Every now and then a piece of software comes along that everyone apart from software developers (i.e. the people that have to work with it) loves. Back in 1996 a piece of software was released by American company Adobe called "Flash" and overnight provided a mechanism to view video, graphics and other rich media via a "plug-in" to popular WEB browsers. The reason people loved it was because it allowed them to view the kind of content they wanted (like video and games) inside WEB browsers, the reason software developers hated it was because it subverted pretty much all of the rules and conventions created around delivering WEB content and opened up huge security holes everywhere that we spent the best part of 10 years trying to overcome or work-around. 

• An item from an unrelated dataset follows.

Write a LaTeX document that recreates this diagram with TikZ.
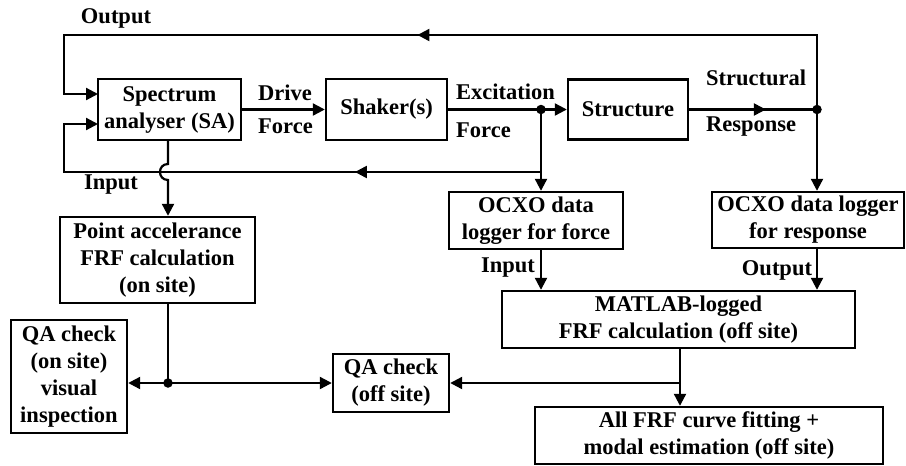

By 2009 Flash was installed on 99% of all internet-connected PC's but it failed to anticipate the rise of the mobile devices (as well as being a security nightmare) Apple eventually pulled the plug on it refusing to let it run on iPhones and iPads preferring instead HTML5 which was the "official" WEB standard for rendering such content in a secure way. As is often the case, an individual company beat the broader industry to market with a product that subverted standards but delighted users and designers who could make stuff "pretty" at the expense of portability, efficiency and security (which designers tend not to care much about) Eventually, the market caught up and now Flash is officially dead! Adobe removed technical support for it at the end of last year, RIP Flash 1996-2020, and good riddance IMO!